More specifically, in order to increase the image contrast on the television projection screen, it is necessary to keep the brightness of the reflected ambient light at the light and dark image regions as low as possible. To accomplish this at a given level of ambient light, the amount of ambient light absorbed by the television projection screen must be increased. For this purpose, light absorbing elements must be provided on the surface of the screen.
Techniques for providing light absorbing elements on a screen are proposed, for example, in U.S. Pat. Nos. 3,523,717, 3,830,556 and 4,172,219 as well as Japanese Patent Publication No. 46693/77. These patents disclose rear projection screens having a lenticular lens formed on one surface by a multiplicity of cylindrical lenticules and also having shading stripes on the portions of the opposite screen surface in the regions where no light passes in order to increase the image contrast.

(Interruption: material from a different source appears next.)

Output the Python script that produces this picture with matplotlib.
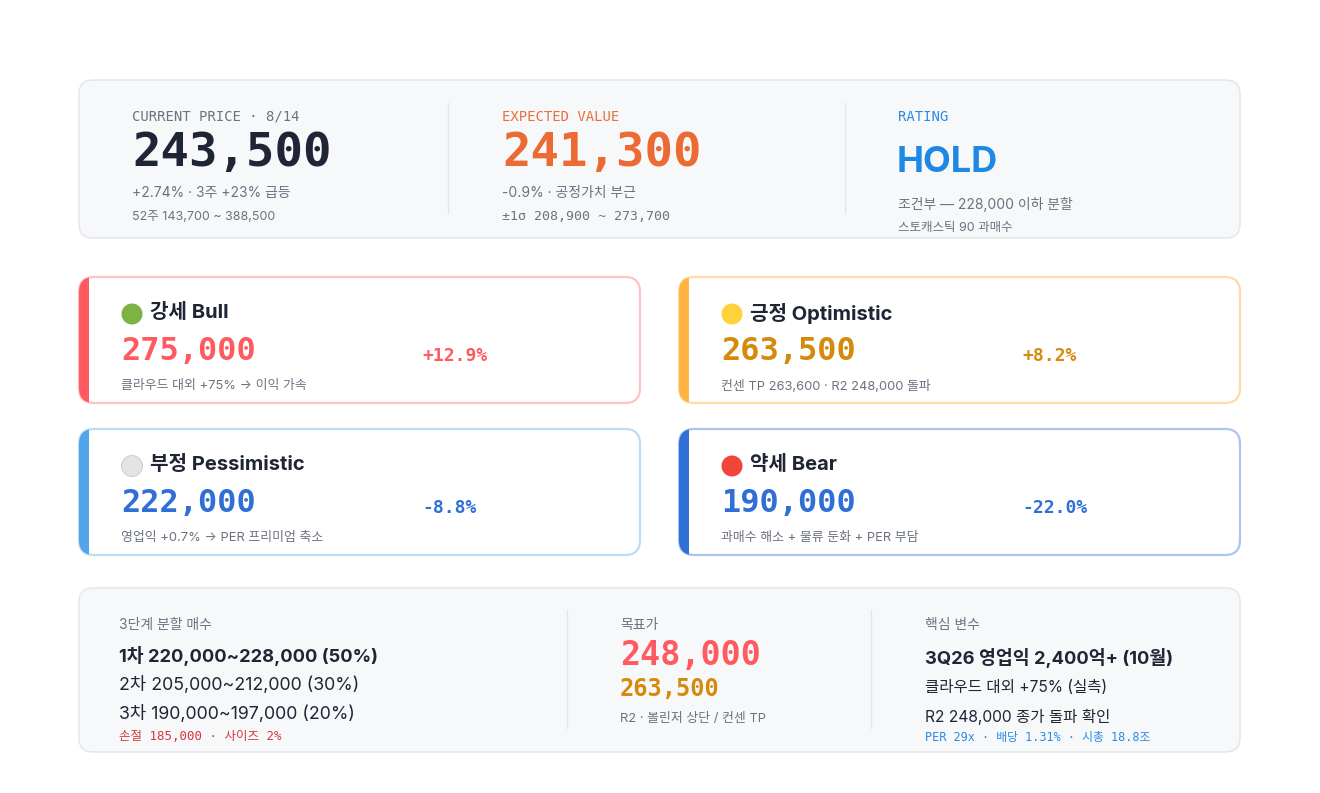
import matplotlib.pyplot as plt
from matplotlib.patches import FancyBboxPatch, Rectangle, Circle

SANS = ['Inter', 'Noto Sans CJK KR', 'DejaVu Sans']
MONO = ['DejaVu Sans Mono', 'Noto Sans CJK KR']

DARK = '#1f2535'
GRAY = '#6b7280'
PANEL = '#f7f8fa'
PANEL_EDGE = '#e2e5ea'

# --- top summary ---
current_price = 243500
current_date = '8/14'
current_notes = ['+2.74% · 3주 +23% 급등', '52주 143,700 ~ 388,500']
expected_value = 241300
expected_notes = ['-0.9% · 공정가치 부근', '±1σ 208,900 ~ 273,700']
rating = 'HOLD'
rating_notes = ['조건부 — 228,000 이하 분할', '스토캐스틱 90 과매수']

# --- scenarios ---
scen_names = ['강세 Bull', '긍정 Optimistic', '부정 Pessimistic', '약세 Bear']
scen_prices = [275000, 263500, 222000, 190000]
scen_pcts = [12.9, 8.2, -8.8, -22.0]
scen_notes = ['클라우드 대외 +75% → 이익 가속',
              '컨센 TP 263,600 · R2 248,000 돌파',
              '영업익 +0.7% → PER 프리미엄 축소',
              '과매수 해소 + 물류 둔화 + PER 부담']
scen_dot = ['#7cb342', '#fdd23a', '#e4e4e4', '#f1443a']
scen_accent = ['#ff5a5f', '#ffb443', '#52a5ea', '#2f6fd6']
scen_border = ['#ffc3c5', '#ffdba6', '#bddcf7', '#aac5f0']
scen_color = ['#ff5a5f', '#d68a0c', '#2f6fd6', '#2f6fd6']

# --- bottom plan ---
buy_steps = ['1차 220,000~228,000 (50%)', '2차 205,000~212,000 (30%)', '3차 190,000~197,000 (20%)']
stop_note = '손절 185,000 · 사이즈 2%'
targets = [248000, 263500]
target_note = 'R2 · 볼린저 상단 / 컨센 TP'
key_vars = ['3Q26 영업익 2,400억+ (10월)', '클라우드 대외 +75% (실측)', 'R2 248,000 종가 돌파 확인']
key_foot = 'PER 29x · 배당 1.31% · 시총 18.8조'

fig = plt.figure(figsize=(13.2, 7.93), dpi=100)
ax = fig.add_axes([0, 0, 1, 1])
ax.set_xlim(0, 1320)
ax.set_ylim(793, 0)
ax.axis('off')


def panel(x, y, w, h, face, edge, lw=1.0, r=14):
    p = FancyBboxPatch((x, y), w, h, boxstyle=f'round,pad=0,rounding_size={r}',
                       fc=face, ec=edge, lw=lw, zorder=1)
    ax.add_patch(p)
    return p


def txt(x, y, s, size, color=GRAY, weight='normal', family=SANS, **kw):
    ax.text(x, y, s, fontsize=size, color=color, fontweight=weight,
            family=family, va='center', ha='left', **kw)


def money(v):
    return f'{v:,}'


# top panel
panel(79, 80, 1161, 158, PANEL, PANEL_EDGE)
for dx in (448, 845):
    ax.plot([dx, dx], [103, 213], color='#e3e6ea', lw=1, zorder=2)

txt(132, 117, f'CURRENT PRICE · {current_date}', 10, GRAY, family=MONO)
txt(132, 154, money(current_price), 34, DARK, 'bold', MONO)
txt(132, 193, current_notes[0], 10, GRAY)
txt(132, 217, current_notes[1], 9, GRAY)

txt(502, 117, 'EXPECTED VALUE', 10, '#e8703a', family=MONO)
txt(502, 154, money(expected_value), 34, '#ec6a34', 'bold', MONO)
txt(502, 193, expected_notes[0], 10, GRAY)
txt(502, 217, expected_notes[1], 9.5, GRAY, family=MONO)

txt(898, 117, 'RATING', 10, '#2b8ae6', family=MONO)
txt(897, 163, rating, 26, '#1e88e5', 'bold')
txt(898, 204, rating_notes[0], 10, GRAY)
txt(898, 228, rating_notes[1], 9, GRAY)

# scenario cards
card_pos = [(79, 277), (679, 277), (79, 429), (679, 429)]
for i, (cx, cy) in enumerate(card_pos):
    w, h = 561, 126
    card = panel(cx, cy, w, h, 'white', scen_border[i], lw=1.6, r=15)
    bar = Rectangle((cx - 2, cy - 2), 12, h + 4, fc=scen_accent[i], ec='none', zorder=3)
    ax.add_patch(bar)
    bar.set_clip_path(card)
    ax.add_patch(Circle((cx + 53, cy + 37), 10.5, fc=scen_dot[i],
                        ec='#c9c9c9' if i == 2 else 'none', lw=0.6, zorder=3))
    txt(cx + 71, cy + 36, scen_names[i], 14.5, DARK, 'bold')
    txt(cx + 42, cy + 75, money(scen_prices[i]), 23, scen_color[i], 'bold', MONO)
    txt(cx + 343, cy + 79, f'{scen_pcts[i]:+.1f}%', 13, scen_color[i], 'bold', MONO)
    txt(cx + 42, cy + 109, scen_notes[i], 9.3, GRAY)

# bottom panel
panel(79, 588, 1161, 164, PANEL, PANEL_EDGE)
for dx in (567, 871):
    ax.plot([dx, dx], [610, 728], color='#e3e6ea', lw=1, zorder=2)

txt(119, 625, '3단계 분할 매수', 10, GRAY)
for j, step in enumerate(buy_steps):
    txt(119, 656 + j * 29, step, 13.2 if j == 0 else 12.8, DARK, 'bold' if j == 0 else 'normal')
txt(119, 736, stop_note, 9, '#d8363e', family=MONO)

txt(620, 625, '목표가', 10, GRAY)
txt(620, 656, money(targets[0]), 24, '#ff5a5f', 'bold', MONO)
txt(620, 689, money(targets[1]), 17, '#d68a0c', 'bold', MONO)
txt(620, 719, target_note, 9.3, GRAY)

txt(925, 625, '핵심 변수', 10, GRAY)
txt(925, 658, key_vars[0], 13.2, DARK, 'bold')
txt(925, 688, key_vars[1], 11.2, DARK)
txt(925, 717, key_vars[2], 11.2, DARK)
txt(925, 738, key_foot, 8.5, '#2b8ae6', family=MONO)

fig.savefig('out.png', dpi=100, facecolor='white')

In the television projection screen shown in the specification of Japanese Patent Publication No. 46693/77, for example, a photoresist film is coated on the surface of the lenticular screen opposite to the surface provided with the lenticular lens. The photoresist film is exposed, developed and dried to form such a stripe pattern where the exposed portions of the film are left on the surface. These film stripes are located in the region where no light is transmitted by the lenticular surface, and an oil ink is applied to the stripe pattern by offset printing or the like to form light absorbing stripes.
To provide a stripe pattern with oil ink as described above, however, requires a very high level of printing technology and complicated processing is required because the stripes of the stripe pattern are exceedingly fine and accurate positioning is necessary during application of the ink. Moreover, it is necessary to expose, develop and dry the photoresist film, therefore requiring that the manufacture of the television projection screen be carried out in a darkroom. In addition, since the photoresist film has poor adhesion, the processing must be carried out with exceptional care. Accordingly, the manufacturing cost of such screens inevitably increases.
Moreover, the photoresist film method requires that ink be printed or applied directly onto the portions of the television projection screen where no light passes. By such application, however, unevenness of printing is easily produced, and it is difficult to effect a striping which is very narrow and uniform in width as mentioned above.